*Problem to solve:*
Exclude the pictures and return every line exactly as written.

*Information shown:*
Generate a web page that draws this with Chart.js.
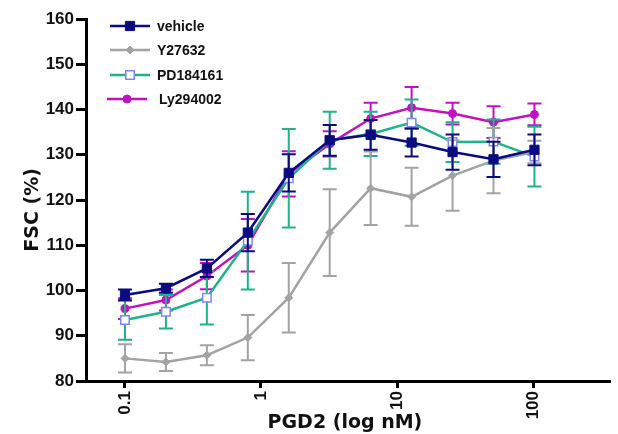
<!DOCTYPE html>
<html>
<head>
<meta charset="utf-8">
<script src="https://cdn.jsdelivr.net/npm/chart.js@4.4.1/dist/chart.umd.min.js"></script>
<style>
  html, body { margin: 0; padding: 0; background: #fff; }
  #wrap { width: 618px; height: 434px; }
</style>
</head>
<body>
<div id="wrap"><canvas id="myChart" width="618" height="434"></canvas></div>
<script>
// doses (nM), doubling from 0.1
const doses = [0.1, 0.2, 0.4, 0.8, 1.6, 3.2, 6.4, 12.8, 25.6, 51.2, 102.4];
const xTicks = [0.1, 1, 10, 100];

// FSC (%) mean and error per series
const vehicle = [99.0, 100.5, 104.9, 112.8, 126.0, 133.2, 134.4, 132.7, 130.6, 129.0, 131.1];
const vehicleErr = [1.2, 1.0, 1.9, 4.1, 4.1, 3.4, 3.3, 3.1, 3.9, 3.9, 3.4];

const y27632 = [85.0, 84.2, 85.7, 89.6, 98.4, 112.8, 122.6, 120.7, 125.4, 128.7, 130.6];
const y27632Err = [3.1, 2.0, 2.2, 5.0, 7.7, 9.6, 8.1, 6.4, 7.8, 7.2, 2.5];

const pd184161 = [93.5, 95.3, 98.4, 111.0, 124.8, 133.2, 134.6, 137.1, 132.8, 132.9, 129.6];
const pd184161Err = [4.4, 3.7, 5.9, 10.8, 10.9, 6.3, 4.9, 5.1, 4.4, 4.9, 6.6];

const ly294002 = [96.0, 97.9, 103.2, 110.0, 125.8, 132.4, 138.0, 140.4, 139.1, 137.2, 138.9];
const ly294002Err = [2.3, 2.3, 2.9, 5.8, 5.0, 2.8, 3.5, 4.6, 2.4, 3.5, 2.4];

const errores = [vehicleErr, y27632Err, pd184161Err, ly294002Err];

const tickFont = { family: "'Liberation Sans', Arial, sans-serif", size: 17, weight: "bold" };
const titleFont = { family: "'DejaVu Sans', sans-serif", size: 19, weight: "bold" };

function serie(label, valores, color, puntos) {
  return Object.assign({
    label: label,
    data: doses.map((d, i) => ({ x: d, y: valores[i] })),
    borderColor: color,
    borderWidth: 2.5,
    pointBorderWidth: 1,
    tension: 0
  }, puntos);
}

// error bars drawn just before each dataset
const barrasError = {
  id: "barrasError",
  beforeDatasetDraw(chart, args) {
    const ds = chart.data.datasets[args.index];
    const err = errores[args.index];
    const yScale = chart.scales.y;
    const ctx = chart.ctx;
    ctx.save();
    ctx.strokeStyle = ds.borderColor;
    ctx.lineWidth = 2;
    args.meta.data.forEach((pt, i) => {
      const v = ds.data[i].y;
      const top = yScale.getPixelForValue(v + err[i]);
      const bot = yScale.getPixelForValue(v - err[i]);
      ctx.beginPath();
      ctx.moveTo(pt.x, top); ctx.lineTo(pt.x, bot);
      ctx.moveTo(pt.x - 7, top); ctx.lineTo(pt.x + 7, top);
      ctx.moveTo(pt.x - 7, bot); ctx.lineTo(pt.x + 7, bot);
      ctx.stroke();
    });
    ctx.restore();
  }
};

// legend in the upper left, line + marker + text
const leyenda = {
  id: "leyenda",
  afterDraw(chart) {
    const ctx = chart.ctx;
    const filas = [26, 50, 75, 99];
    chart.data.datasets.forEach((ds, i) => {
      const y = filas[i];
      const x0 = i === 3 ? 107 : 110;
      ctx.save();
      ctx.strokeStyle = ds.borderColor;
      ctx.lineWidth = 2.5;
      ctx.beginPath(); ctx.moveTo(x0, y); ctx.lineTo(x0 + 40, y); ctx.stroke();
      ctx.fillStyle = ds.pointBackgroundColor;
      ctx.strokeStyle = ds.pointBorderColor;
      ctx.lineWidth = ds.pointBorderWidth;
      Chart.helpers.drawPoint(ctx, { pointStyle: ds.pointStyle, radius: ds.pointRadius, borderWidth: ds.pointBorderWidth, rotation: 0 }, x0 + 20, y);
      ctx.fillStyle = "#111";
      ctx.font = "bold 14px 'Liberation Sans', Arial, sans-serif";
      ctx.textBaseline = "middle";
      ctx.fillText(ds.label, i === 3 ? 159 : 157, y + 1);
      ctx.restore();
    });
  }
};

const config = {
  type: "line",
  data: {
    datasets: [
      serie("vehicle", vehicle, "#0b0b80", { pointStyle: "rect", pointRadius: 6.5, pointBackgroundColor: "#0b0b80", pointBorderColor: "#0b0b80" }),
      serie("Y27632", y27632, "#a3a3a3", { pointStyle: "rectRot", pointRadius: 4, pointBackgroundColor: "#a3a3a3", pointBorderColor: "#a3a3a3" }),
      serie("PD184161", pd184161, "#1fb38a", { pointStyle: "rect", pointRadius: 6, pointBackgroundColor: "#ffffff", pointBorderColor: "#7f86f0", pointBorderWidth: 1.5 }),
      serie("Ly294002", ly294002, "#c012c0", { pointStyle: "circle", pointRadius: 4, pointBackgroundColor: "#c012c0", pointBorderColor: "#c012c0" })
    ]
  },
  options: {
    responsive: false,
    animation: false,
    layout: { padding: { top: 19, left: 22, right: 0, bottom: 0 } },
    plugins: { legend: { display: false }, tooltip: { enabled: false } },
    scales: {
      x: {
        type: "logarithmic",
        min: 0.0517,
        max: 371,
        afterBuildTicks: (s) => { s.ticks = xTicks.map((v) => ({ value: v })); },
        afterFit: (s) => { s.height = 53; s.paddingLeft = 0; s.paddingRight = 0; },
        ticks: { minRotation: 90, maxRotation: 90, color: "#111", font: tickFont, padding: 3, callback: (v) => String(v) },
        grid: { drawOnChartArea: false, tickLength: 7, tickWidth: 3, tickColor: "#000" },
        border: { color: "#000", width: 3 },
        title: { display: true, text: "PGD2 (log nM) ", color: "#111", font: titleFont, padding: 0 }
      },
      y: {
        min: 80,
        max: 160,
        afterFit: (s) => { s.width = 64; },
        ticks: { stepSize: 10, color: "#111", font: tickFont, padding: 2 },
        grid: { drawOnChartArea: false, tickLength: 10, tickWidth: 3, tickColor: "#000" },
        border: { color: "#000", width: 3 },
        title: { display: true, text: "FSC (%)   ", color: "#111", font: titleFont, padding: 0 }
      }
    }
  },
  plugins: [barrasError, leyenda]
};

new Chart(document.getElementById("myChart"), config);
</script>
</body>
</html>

*Task result:*
Generate a web page that draws this with Chart.js.
<!DOCTYPE html>
<html>
<head>
<meta charset="utf-8">
<script src="https://cdn.jsdelivr.net/npm/chart.js@4.4.1/dist/chart.umd.min.js"></script>
<style>
  html, body { margin: 0; padding: 0; background: #fff; }
  #wrap { width: 618px; height: 434px; }
</style>
</head>
<body>
<div id="wrap"><canvas id="myChart" width="618" height="434"></canvas></div>
<script>
// doses (nM), doubling from 0.1
const doses = [0.1, 0.2, 0.4, 0.8, 1.6, 3.2, 6.4, 12.8, 25.6, 51.2, 102.4];
const xTicks = [0.1, 1, 10, 100];

// FSC (%) mean and error per series
const vehicle = [99.0, 100.5, 104.9, 112.8, 126.0, 133.2, 134.4, 132.7, 130.6, 129.0, 131.1];
const vehicleErr = [1.2, 1.0, 1.9, 4.1, 4.1, 3.4, 3.3, 3.1, 3.9, 3.9, 3.4];

const y27632 = [85.0, 84.2, 85.7, 89.6, 98.4, 112.8, 122.6, 120.7, 125.4, 128.7, 130.6];
const y27632Err = [3.1, 2.0, 2.2, 5.0, 7.7, 9.6, 8.1, 6.4, 7.8, 7.2, 2.5];

const pd184161 = [93.5, 95.3, 98.4, 111.0, 124.8, 133.2, 134.6, 137.1, 132.8, 132.9, 129.6];
const pd184161Err = [4.4, 3.7, 5.9, 10.8, 10.9, 6.3, 4.9, 5.1, 4.4, 4.9, 6.6];

const ly294002 = [96.0, 97.9, 103.2, 110.0, 125.8, 132.4, 138.0, 140.4, 139.1, 137.2, 138.9];
const ly294002Err = [2.3, 2.3, 2.9, 5.8, 5.0, 2.8, 3.5, 4.6, 2.4, 3.5, 2.4];

const errores = [vehicleErr, y27632Err, pd184161Err, ly294002Err];

const tickFont = { family: "'Liberation Sans', Arial, sans-serif", size: 17, weight: "bold" };
const titleFont = { family: "'DejaVu Sans', sans-serif", size: 19, weight: "bold" };

function serie(label, valores, color, puntos) {
  return Object.assign({
    label: label,
    data: doses.map((d, i) => ({ x: d, y: valores[i] })),
    borderColor: color,
    borderWidth: 2.5,
    pointBorderWidth: 1,
    tension: 0
  }, puntos);
}

// error bars drawn just before each dataset
const barrasError = {
  id: "barrasError",
  beforeDatasetDraw(chart, args) {
    const ds = chart.data.datasets[args.index];
    const err = errores[args.index];
    const yScale = chart.scales.y;
    const ctx = chart.ctx;
    ctx.save();
    ctx.strokeStyle = ds.borderColor;
    ctx.lineWidth = 2;
    args.meta.data.forEach((pt, i) => {
      const v = ds.data[i].y;
      const top = yScale.getPixelForValue(v + err[i]);
      const bot = yScale.getPixelForValue(v - err[i]);
      ctx.beginPath();
      ctx.moveTo(pt.x, top); ctx.lineTo(pt.x, bot);
      ctx.moveTo(pt.x - 7, top); ctx.lineTo(pt.x + 7, top);
      ctx.moveTo(pt.x - 7, bot); ctx.lineTo(pt.x + 7, bot);
      ctx.stroke();
    });
    ctx.restore();
  }
};

// legend in the upper left, line + marker + text
const leyenda = {
  id: "leyenda",
  afterDraw(chart) {
    const ctx = chart.ctx;
    const filas = [26, 50, 75, 99];
    chart.data.datasets.forEach((ds, i) => {
      const y = filas[i];
      const x0 = i === 3 ? 107 : 110;
      ctx.save();
      ctx.strokeStyle = ds.borderColor;
      ctx.lineWidth = 2.5;
      ctx.beginPath(); ctx.moveTo(x0, y); ctx.lineTo(x0 + 40, y); ctx.stroke();
      ctx.fillStyle = ds.pointBackgroundColor;
      ctx.strokeStyle = ds.pointBorderColor;
      ctx.lineWidth = ds.pointBorderWidth;
      Chart.helpers.drawPoint(ctx, { pointStyle: ds.pointStyle, radius: ds.pointRadius, borderWidth: ds.pointBorderWidth, rotation: 0 }, x0 + 20, y);
      ctx.fillStyle = "#111";
      ctx.font = "bold 14px 'Liberation Sans', Arial, sans-serif";
      ctx.textBaseline = "middle";
      ctx.fillText(ds.label, i === 3 ? 159 : 157, y + 1);
      ctx.restore();
    });
  }
};

const config = {
  type: "line",
  data: {
    datasets: [
      serie("vehicle", vehicle, "#0b0b80", { pointStyle: "rect", pointRadius: 6.5, pointBackgroundColor: "#0b0b80", pointBorderColor: "#0b0b80" }),
      serie("Y27632", y27632, "#a3a3a3", { pointStyle: "rectRot", pointRadius: 4, pointBackgroundColor: "#a3a3a3", pointBorderColor: "#a3a3a3" }),
      serie("PD184161", pd184161, "#1fb38a", { pointStyle: "rect", pointRadius: 6, pointBackgroundColor: "#ffffff", pointBorderColor: "#7f86f0", pointBorderWidth: 1.5 }),
      serie("Ly294002", ly294002, "#c012c0", { pointStyle: "circle", pointRadius: 4, pointBackgroundColor: "#c012c0", pointBorderColor: "#c012c0" })
    ]
  },
  options: {
    responsive: false,
    animation: false,
    layout: { padding: { top: 19, left: 22, right: 0, bottom: 0 } },
    plugins: { legend: { display: false }, tooltip: { enabled: false } },
    scales: {
      x: {
        type: "logarithmic",
        min: 0.0517,
        max: 371,
        afterBuildTicks: (s) => { s.ticks = xTicks.map((v) => ({ value: v })); },
        afterFit: (s) => { s.height = 53; s.paddingLeft = 0; s.paddingRight = 0; },
        ticks: { minRotation: 90, maxRotation: 90, color: "#111", font: tickFont, padding: 3, callback: (v) => String(v) },
        grid: { drawOnChartArea: false, tickLength: 7, tickWidth: 3, tickColor: "#000" },
        border: { color: "#000", width: 3 },
        title: { display: true, text: "PGD2 (log nM) ", color: "#111", font: titleFont, padding: 0 }
      },
      y: {
        min: 80,
        max: 160,
        afterFit: (s) => { s.width = 64; },
        ticks: { stepSize: 10, color: "#111", font: tickFont, padding: 2 },
        grid: { drawOnChartArea: false, tickLength: 10, tickWidth: 3, tickColor: "#000" },
        border: { color: "#000", width: 3 },
        title: { display: true, text: "FSC (%)   ", color: "#111", font: titleFont, padding: 0 }
      }
    }
  },
  plugins: [barrasError, leyenda]
};

new Chart(document.getElementById("myChart"), config);
</script>
</body>
</html>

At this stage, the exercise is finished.